Il existe, évidemment, dans ce pays modèle, un droit du travail, mais celui-ci est extrêmement succinct : 400 articles seulement, contre plus de 4.000 en France. Et il n’y a pas de SMIG. La loi porte sur quelques points essentiels : égalité homme/femme, 45 heures maximum par semaine, et quatre semaines de congés payés par an. Il n’est pas obligatoire pour les employeurs de motiver les raisons d’un licenciement, la loi se bornant à lister les motifs de ruptures abusives : maladies, accidents, grossesses…. Et la loi fixe ce que sont les délais de rupture : 7 jours durant la période d’essai, un mois la première année, deux mois de la seconde à la neuvième année, puis trois mois ensuite. Et les indemnités de licenciement sont très exceptionnelles. Pour tout le reste, les conditions de travail sont négociées entreprise par entreprise en se référant, lorsqu’elles existent, à des Conventions collectives de groupes d’entreprises ou de branches. Ces CCT ne concernent en fait que la moitié seulement des salariés. Elles fixent des conditions plus avantageuses que celles résultant de la loi : une cinquième semaine de congé très souvent. Quant aux heures supplémentaires, elles sont compensées de diverses manières ; selon les cas il y a des rattrapages, et, éventuellement des compensations financières.

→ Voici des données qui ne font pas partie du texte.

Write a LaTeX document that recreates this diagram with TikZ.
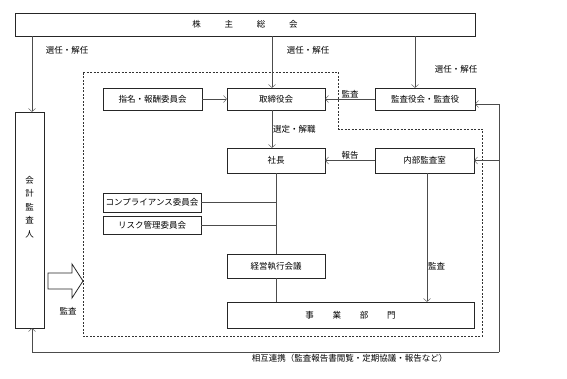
\documentclass[tikz,border=0pt]{standalone}
\usepackage{fontspec}
\newfontfamily\jp{Noto Sans CJK JP}
\usetikzlibrary{arrows.meta}
\tikzset{
  box/.style={draw=black!85, inner sep=0pt, font=\jp\fontsize{8.5}{10}\selectfont},
  link/.style={draw=black!70, -{Straight Barb[length=3pt,width=7pt]}},
  bare/.style={draw=black!70},
  tag/.style={inner sep=1pt, font=\jp\fontsize{8.5}{10}\selectfont}
}

\begin{document}
\begin{tikzpicture}[x=1pt,y=-1pt]
  \useasboundingbox (0,0) rectangle (567,379);
  \node[box, minimum width=460pt, minimum height=23pt] (agm) at (245,24.5) {株\hspace{2.8em}主\hspace{2.8em}総\hspace{2.8em}会};
  \node[box, minimum width=29pt, minimum height=216pt,
        label={[tag, yshift=13pt, align=center, font=\jp\fontsize{8.5}{13.5}\selectfont]center:会\\計\\監\\査\\人}] (auditor) at (29.5,220) {};
  \draw[black!80, dash pattern=on 2pt off 1.5pt] (83,72) -- (338,72) -- (338,129) -- (482,129) -- (482,336) -- (83,336) -- cycle;
  \node[box, minimum width=99pt, minimum height=22pt] (nomination) at (152.5,99) {指名・報酬委員会};
  \node[box, minimum width=98pt, minimum height=22pt] (board) at (276,99) {取締役会};
  \node[box, minimum width=100pt, minimum height=22pt] (kansayaku) at (425,99) {監査役会・監査役};
  \node[box, minimum width=98pt, minimum height=25pt] (president) at (276,160.5) {社長};
  \node[box, minimum width=99pt, minimum height=25pt] (internal) at (424.5,160.5) {内部監査室};
  \node[box, minimum width=98pt, minimum height=19pt] (compliance) at (152,202.5) {コンプライアンス委員会};
  \node[box, minimum width=98pt, minimum height=18pt] (risk) at (152,225) {リスク管理委員会};
  \node[box, minimum width=98pt, minimum height=24pt] (executive) at (276,266) {経営執行会議};
  \node[box, minimum width=247pt, minimum height=26pt] (business) at (350.5,315) {事\hspace{2.2em}業\hspace{2.2em}部\hspace{2.2em}門};
  \coordinate (boardin) at ([xshift=-4pt]board.north);
  \coordinate (kanin) at ([xshift=-10pt]kansayaku.north);
  \coordinate (kanright) at ([yshift=-5pt]kansayaku.east);
  \coordinate (loopr) at (499,352);
  \coordinate (loopl) at (32,352);
  \draw[link] (agm.south -| loopl) -- (loopl |- auditor.north);
  \draw[link] (agm.south -| boardin) -- (boardin);
  \draw[link] (agm.south -| kanin) -- (kanin);
  \node[tag] (elect1) at (67,50) {選任・解任};
  \node[tag] (elect2) at (308,50) {選任・解任};
  \node[tag] (elect3) at (456,69) {選任・解任};
  \draw[link] (nomination.east) -- (board.west);
  \draw[link] (kansayaku.west) -- node[tag, above] (audit1) {監査} (board.east);
  \draw[link] ([xshift=-4pt]board.south) -- node[tag, right] (appoint) {選定・解職} ([xshift=-4pt]president.north);
  \draw[link] (internal.west) -- node[tag, above] (report) {報告} (president.east);
  \draw[bare] (president.south) -- (executive.north);
  \draw[bare] (compliance.east) -- (compliance.east -| president.south);
  \draw[bare] (risk.east) -- (risk.east -| president.south);
  \draw[bare] (executive.south) -- (executive.south |- business.north);
  \draw[link] ([xshift=2.5pt]internal.south) -- node[tag, right, pos=.72] (audit2) {監査} ([xshift=2.5pt]internal.south |- business.north);
  \draw[link] (loopr) -- node[tag, below, pos=.32, yshift=-1pt] (mutual) {相互連携（監査報告書閲覧・定期協議・報告など）} (loopl) -- (loopl |- auditor.south);
  \draw[link] (loopr) -- (loopr |- kanright) -- (kanright);
  \draw[link] (loopr |- internal.east) -- (internal.east);
  \draw[black!85, thick] (48,273) -- (72,273) -- (72,264) -- (83,281) -- (72,298) -- (72,289) -- (48,289) -- cycle;
  \node[tag] (audit3) at (68,311) {監査};
\end{tikzpicture}
\end{document}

Pour ce qui est du syndicalisme, il constitue un cas spécifique en Europe. L’USS (Union des Syndicats Suisses), créée en 1880, a opté pour l’action réformiste, le communisme ayant été repoussé au lendemain de la première guerre mondiale. Ce syndicat qui est dominant a opté pour la recherche d’une convergence d’intérêts avec les employeurs. Cela a conduit à un modèle helvétique de partenariat social. Il existe également un second syndicat qui résulte de la fusion de la Confédération des Syndicats Chrétiens (CSC) et de la Fédération Suisse des Employés (FSE). Ces deux syndicats participent aux négociations pour l’établissement des conventions collectives, mais le taux de syndicalisation des salariés n’est que de 16 à 18%.
La Suisse nous fournit l’exemple d’un modèle très intéressant à faire connaître aux salariés français qui continuent, eux, à se cantonner dans une culture d’affrontement. La Charte d’Amiens, de 1906, est toujours l’ADN du syndicalisme français : elle a marqué la victoire du syndicalisme révolutionnaire dans notre pays.